## AVAILABLE DATA
____________
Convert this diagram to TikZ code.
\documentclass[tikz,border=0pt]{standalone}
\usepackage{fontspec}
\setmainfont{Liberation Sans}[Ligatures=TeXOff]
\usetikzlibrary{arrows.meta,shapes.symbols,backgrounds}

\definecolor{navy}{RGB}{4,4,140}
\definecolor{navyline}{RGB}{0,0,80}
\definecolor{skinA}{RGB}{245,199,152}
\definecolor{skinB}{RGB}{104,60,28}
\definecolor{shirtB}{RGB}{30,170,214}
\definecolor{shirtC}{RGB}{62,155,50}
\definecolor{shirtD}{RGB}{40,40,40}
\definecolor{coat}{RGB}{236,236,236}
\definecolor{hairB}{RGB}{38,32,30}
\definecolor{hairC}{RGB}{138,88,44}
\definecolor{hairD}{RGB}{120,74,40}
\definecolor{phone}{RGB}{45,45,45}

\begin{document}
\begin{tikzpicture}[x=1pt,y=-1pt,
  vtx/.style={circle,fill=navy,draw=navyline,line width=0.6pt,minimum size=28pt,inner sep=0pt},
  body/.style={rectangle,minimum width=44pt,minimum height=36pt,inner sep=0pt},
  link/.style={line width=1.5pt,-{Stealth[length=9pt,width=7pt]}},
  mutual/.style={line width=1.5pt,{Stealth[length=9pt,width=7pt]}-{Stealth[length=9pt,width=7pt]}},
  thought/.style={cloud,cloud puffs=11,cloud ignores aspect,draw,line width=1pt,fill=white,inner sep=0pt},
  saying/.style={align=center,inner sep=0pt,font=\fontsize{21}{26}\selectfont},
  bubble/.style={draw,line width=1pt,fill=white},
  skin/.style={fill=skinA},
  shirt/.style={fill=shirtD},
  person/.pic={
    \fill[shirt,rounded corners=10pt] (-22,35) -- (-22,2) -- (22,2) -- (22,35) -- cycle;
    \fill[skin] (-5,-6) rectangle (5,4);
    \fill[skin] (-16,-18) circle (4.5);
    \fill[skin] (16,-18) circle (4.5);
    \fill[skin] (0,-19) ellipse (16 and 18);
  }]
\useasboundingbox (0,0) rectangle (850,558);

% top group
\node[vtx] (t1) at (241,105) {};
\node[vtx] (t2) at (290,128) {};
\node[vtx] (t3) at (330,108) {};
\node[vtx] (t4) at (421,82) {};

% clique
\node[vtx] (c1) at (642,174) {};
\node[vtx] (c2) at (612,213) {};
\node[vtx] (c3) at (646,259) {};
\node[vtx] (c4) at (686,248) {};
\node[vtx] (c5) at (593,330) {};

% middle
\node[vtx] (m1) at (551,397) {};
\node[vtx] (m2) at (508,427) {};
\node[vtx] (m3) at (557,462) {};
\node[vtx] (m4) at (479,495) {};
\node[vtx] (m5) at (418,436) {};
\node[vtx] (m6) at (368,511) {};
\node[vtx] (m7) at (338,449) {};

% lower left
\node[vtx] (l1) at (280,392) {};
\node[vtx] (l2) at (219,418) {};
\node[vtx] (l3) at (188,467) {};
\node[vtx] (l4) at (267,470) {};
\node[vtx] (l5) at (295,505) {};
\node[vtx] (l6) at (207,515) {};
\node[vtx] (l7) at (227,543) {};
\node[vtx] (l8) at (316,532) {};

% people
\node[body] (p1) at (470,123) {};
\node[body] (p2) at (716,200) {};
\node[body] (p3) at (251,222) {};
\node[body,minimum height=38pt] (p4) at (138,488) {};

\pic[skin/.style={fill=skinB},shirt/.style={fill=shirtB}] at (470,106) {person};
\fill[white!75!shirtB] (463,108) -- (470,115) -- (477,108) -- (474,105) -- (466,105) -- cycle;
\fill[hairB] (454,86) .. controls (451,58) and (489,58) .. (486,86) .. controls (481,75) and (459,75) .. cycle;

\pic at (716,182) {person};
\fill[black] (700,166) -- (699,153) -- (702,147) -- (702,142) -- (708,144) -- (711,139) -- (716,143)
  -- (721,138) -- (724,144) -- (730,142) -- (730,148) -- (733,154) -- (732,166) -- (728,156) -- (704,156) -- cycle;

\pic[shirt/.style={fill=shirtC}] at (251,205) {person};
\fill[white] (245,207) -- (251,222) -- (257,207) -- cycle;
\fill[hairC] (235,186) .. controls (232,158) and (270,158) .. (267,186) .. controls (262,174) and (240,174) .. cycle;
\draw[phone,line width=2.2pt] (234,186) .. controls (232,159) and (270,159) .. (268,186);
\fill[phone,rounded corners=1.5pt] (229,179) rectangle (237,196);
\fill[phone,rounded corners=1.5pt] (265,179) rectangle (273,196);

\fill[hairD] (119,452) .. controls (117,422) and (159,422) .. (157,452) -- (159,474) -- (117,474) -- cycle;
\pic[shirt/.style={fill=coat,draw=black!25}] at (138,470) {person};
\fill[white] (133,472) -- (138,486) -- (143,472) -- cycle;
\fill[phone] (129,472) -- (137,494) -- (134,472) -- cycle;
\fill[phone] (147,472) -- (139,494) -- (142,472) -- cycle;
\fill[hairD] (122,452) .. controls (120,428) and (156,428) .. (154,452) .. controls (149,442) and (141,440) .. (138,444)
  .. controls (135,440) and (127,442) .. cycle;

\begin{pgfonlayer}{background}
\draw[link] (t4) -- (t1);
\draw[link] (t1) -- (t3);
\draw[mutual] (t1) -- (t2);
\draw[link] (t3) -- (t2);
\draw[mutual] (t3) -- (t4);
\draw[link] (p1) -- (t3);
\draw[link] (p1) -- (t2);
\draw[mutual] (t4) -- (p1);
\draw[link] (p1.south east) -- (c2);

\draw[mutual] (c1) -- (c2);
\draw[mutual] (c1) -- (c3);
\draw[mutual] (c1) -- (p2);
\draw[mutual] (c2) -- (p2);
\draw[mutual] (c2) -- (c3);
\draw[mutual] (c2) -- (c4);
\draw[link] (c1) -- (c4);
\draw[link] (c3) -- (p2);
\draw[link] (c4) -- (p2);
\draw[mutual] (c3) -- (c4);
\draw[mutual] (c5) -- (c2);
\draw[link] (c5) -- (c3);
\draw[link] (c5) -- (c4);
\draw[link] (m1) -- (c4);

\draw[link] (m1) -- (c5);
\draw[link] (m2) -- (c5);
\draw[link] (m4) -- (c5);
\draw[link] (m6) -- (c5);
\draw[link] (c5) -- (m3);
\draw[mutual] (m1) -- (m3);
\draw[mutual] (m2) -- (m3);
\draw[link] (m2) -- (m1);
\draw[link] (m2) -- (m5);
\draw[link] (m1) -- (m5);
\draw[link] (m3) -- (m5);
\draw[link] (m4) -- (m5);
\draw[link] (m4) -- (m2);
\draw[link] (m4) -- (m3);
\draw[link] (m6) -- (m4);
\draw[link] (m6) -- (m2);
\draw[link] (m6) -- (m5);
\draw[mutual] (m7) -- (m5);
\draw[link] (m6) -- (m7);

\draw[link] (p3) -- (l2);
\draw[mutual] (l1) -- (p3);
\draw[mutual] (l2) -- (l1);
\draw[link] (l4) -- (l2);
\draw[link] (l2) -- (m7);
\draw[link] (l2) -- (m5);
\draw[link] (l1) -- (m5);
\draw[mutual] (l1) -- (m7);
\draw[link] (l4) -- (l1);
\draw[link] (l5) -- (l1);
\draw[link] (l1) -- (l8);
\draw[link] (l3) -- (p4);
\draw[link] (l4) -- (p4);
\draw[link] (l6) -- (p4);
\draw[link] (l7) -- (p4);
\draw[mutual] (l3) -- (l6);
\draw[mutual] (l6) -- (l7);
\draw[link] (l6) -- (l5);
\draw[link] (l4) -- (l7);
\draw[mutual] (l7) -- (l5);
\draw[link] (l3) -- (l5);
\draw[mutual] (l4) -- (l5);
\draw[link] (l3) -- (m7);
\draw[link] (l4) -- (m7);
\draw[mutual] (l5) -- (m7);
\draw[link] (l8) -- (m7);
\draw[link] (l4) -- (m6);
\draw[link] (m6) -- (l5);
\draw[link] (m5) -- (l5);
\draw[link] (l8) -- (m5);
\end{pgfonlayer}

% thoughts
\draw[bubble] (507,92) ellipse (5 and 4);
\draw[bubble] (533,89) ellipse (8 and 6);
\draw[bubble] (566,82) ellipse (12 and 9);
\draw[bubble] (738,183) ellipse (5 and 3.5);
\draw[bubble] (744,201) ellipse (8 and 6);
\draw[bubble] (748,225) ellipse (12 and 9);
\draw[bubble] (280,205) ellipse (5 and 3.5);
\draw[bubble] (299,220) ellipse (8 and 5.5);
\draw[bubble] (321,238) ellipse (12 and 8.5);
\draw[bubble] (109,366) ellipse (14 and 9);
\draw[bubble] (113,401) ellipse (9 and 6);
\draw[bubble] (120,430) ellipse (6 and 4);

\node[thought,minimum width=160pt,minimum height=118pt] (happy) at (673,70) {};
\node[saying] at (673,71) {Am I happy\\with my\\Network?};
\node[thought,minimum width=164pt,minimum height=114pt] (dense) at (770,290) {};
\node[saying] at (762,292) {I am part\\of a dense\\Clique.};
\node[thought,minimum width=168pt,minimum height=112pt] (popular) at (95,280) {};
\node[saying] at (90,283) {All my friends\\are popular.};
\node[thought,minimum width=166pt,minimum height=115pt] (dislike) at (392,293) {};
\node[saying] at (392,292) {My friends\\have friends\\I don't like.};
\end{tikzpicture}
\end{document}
____________
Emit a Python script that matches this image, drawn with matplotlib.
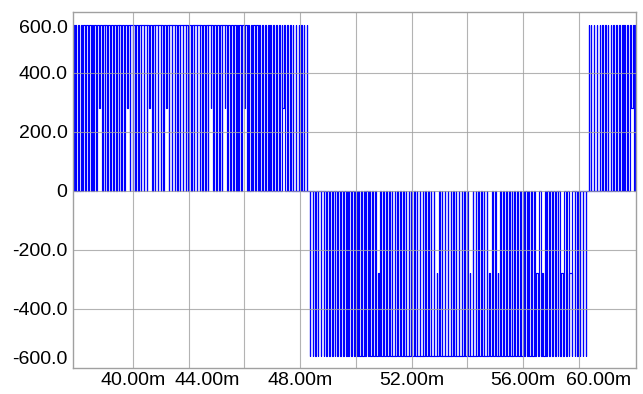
____________
## WHAT IS ASKED
Reproduce each line of the material containing the word "this".

## EXERCISE RESPONSE
Convert this diagram to TikZ code.
Emit a Python script that matches this image, drawn with matplotlib.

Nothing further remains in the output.